Nacimiento-Fergusson Road connects California State Route 1 at the south end of the Kirk Creek Bridge with Jolon 24.5 mi to the east. It is the only route across the Santa Lucia Mountains between Monterey and Cambria in northern San Luis Obispo County where California State Route 46 connects California State Route 1 to U.S. Route 101 in Paso Robles at the southern end of the Salinas Valley.

The western terminus is located 4 mi south of Lucia and 35 mi north of Hearst Castle. Climbing up the steep flanks of the mountains, the western part of the road near the coast has more than 100 turns before it reaches the summit 7 mi from the coast at an altitude of 2780 ft, where it crosses the unpaved Coast Ridge Road.

From the summit, the road descends through hillside chaparral and dense oak groves on the eastern side of the ridge, which offer few views, and passes through the U.S. Army's Fort Hunter Liggett. Because the road passes through sections of Fort Hunter Liggett Army Base, you may need to show valid car registration and proof of insurance. The road is steep, winding, sometimes only wide enough for one vehicle, and has precipitous drops at almost every turn unprotected by guard rails.
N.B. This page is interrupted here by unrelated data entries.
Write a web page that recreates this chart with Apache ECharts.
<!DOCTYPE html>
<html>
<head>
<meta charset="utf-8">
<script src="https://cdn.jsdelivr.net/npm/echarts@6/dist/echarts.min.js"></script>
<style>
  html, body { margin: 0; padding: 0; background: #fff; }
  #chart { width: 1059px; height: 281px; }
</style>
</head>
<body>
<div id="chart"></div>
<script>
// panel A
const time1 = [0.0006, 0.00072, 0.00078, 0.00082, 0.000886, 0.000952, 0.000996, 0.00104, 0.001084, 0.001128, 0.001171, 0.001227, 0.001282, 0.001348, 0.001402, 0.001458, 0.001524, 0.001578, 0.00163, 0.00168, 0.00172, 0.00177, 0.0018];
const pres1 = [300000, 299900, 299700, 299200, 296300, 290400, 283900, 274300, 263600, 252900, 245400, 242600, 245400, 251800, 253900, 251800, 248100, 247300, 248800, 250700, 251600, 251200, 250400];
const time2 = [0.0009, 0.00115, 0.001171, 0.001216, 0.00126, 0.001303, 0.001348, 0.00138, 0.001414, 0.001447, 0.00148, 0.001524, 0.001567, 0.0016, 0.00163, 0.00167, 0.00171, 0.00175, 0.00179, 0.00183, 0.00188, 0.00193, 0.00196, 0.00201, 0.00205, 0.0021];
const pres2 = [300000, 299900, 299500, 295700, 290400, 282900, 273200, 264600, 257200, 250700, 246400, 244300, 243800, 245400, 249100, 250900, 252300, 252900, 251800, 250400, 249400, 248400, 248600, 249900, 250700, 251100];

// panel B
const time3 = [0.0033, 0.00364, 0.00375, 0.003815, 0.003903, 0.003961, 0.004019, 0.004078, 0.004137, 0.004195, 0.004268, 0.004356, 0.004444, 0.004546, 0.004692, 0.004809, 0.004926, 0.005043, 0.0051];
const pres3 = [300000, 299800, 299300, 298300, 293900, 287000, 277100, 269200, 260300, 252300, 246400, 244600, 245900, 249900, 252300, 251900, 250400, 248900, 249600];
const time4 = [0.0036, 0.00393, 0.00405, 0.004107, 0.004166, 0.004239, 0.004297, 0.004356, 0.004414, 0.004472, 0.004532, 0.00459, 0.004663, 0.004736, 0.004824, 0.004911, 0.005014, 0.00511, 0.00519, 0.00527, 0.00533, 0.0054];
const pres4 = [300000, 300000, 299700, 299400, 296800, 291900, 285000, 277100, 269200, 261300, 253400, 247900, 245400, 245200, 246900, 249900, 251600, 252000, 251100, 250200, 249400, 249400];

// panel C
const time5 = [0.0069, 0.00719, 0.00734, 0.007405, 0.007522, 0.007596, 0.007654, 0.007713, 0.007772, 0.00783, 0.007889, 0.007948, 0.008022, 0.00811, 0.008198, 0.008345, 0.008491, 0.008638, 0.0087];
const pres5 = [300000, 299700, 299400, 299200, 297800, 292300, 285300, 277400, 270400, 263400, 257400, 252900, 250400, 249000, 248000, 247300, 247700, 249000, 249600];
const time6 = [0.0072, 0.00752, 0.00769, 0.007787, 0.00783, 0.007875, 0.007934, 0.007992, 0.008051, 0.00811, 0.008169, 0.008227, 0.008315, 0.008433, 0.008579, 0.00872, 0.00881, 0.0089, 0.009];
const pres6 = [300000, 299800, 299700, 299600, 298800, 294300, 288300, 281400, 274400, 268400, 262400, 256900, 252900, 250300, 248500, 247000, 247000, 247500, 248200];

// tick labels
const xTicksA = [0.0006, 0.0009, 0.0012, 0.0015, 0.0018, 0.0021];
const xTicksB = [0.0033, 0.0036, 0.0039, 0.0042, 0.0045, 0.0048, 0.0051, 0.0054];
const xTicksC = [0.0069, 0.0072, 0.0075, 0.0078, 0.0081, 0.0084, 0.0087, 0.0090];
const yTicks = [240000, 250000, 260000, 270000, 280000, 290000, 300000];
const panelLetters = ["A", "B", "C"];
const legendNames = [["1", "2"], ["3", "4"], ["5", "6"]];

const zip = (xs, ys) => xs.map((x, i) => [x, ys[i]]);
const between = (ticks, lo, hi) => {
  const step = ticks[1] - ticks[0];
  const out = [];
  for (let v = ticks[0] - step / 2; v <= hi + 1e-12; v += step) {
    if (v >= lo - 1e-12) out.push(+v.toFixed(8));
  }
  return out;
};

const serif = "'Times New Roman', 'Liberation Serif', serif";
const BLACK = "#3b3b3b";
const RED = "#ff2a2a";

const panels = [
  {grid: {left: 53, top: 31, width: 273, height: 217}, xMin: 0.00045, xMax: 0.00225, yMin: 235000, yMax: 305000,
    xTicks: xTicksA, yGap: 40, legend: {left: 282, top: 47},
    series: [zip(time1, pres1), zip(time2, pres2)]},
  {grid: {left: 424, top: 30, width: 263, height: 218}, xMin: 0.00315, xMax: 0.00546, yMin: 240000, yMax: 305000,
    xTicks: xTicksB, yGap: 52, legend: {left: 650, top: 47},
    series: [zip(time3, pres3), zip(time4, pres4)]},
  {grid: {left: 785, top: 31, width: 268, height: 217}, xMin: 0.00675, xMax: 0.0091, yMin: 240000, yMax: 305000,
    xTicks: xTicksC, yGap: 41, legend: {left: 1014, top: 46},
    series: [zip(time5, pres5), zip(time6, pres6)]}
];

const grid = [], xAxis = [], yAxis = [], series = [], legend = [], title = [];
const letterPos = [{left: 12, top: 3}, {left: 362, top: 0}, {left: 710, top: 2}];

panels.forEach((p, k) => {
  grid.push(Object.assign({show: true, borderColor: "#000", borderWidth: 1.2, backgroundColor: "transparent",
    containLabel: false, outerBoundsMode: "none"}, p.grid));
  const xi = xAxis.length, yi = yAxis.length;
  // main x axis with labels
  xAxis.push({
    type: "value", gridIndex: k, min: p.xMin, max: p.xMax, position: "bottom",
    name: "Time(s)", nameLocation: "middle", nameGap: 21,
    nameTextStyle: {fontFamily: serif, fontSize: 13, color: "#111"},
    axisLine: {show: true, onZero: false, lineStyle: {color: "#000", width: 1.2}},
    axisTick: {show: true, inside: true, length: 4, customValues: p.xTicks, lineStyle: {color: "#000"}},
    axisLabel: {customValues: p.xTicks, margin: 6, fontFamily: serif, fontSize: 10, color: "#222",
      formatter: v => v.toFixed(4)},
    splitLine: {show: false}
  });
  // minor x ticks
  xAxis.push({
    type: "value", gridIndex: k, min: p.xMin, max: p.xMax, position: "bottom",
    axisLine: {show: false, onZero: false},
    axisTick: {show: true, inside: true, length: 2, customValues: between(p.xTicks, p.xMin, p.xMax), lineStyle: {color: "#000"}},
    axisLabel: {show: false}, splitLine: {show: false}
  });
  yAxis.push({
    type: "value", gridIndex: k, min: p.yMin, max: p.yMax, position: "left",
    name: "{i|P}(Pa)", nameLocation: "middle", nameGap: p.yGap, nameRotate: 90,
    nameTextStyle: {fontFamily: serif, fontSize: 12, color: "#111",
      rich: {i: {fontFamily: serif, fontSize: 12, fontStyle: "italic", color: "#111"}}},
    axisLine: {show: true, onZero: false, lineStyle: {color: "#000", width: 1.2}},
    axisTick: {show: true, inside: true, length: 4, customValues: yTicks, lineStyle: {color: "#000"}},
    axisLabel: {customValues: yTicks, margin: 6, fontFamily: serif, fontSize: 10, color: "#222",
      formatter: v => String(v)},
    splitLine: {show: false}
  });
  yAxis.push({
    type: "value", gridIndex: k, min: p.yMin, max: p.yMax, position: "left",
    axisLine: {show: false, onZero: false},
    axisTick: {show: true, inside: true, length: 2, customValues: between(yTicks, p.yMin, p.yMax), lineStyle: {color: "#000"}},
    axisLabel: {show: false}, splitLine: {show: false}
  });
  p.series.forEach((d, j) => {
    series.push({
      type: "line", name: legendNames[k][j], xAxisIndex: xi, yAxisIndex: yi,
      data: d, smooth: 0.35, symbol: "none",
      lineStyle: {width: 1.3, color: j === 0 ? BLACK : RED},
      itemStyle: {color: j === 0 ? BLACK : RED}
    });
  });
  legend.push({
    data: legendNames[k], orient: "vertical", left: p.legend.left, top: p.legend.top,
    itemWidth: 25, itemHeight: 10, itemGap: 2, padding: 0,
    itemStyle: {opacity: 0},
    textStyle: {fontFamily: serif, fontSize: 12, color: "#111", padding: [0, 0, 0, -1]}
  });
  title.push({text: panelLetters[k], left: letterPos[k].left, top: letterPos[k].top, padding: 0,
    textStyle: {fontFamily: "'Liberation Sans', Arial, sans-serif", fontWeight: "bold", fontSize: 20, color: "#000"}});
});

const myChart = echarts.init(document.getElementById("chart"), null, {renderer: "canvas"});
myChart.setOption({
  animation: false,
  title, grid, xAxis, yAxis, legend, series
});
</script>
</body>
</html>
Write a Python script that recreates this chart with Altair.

At the eastern end, drivers can access the road via either from the north on Jolon Road on U.S. Route 101 near King City, or from the south on Jolon Road at U.S. Route 101 near Bradley. The road is closed occasionally during tank, artillery, and other firing exercises on the surrounding Fort Hunter Liggett.

== Campgrounds ==
The Nacimiento and Ponderosa Campgrounds are situated on the eastern slope of the Santa Lucia range within Los Padres National Forest. The Nacimiento Campground, nestled beneath Douglas fir trees alongside the Nacimiento River, is adjacent to Nacimiento-Fergusson Road and provides less privacy. Ponderosa Campground, known on some maps as "Camp Nacimiento", provides a private setting within a valley off the main road along the Negro Fork of the Nacimiento River.

Due to the history of wildfires in the area, campfires are only permitted in established campgrounds. It is illegal to camp in other locations, such as road side pullouts. Illegal camping or campfires can result in a $5,000 fine.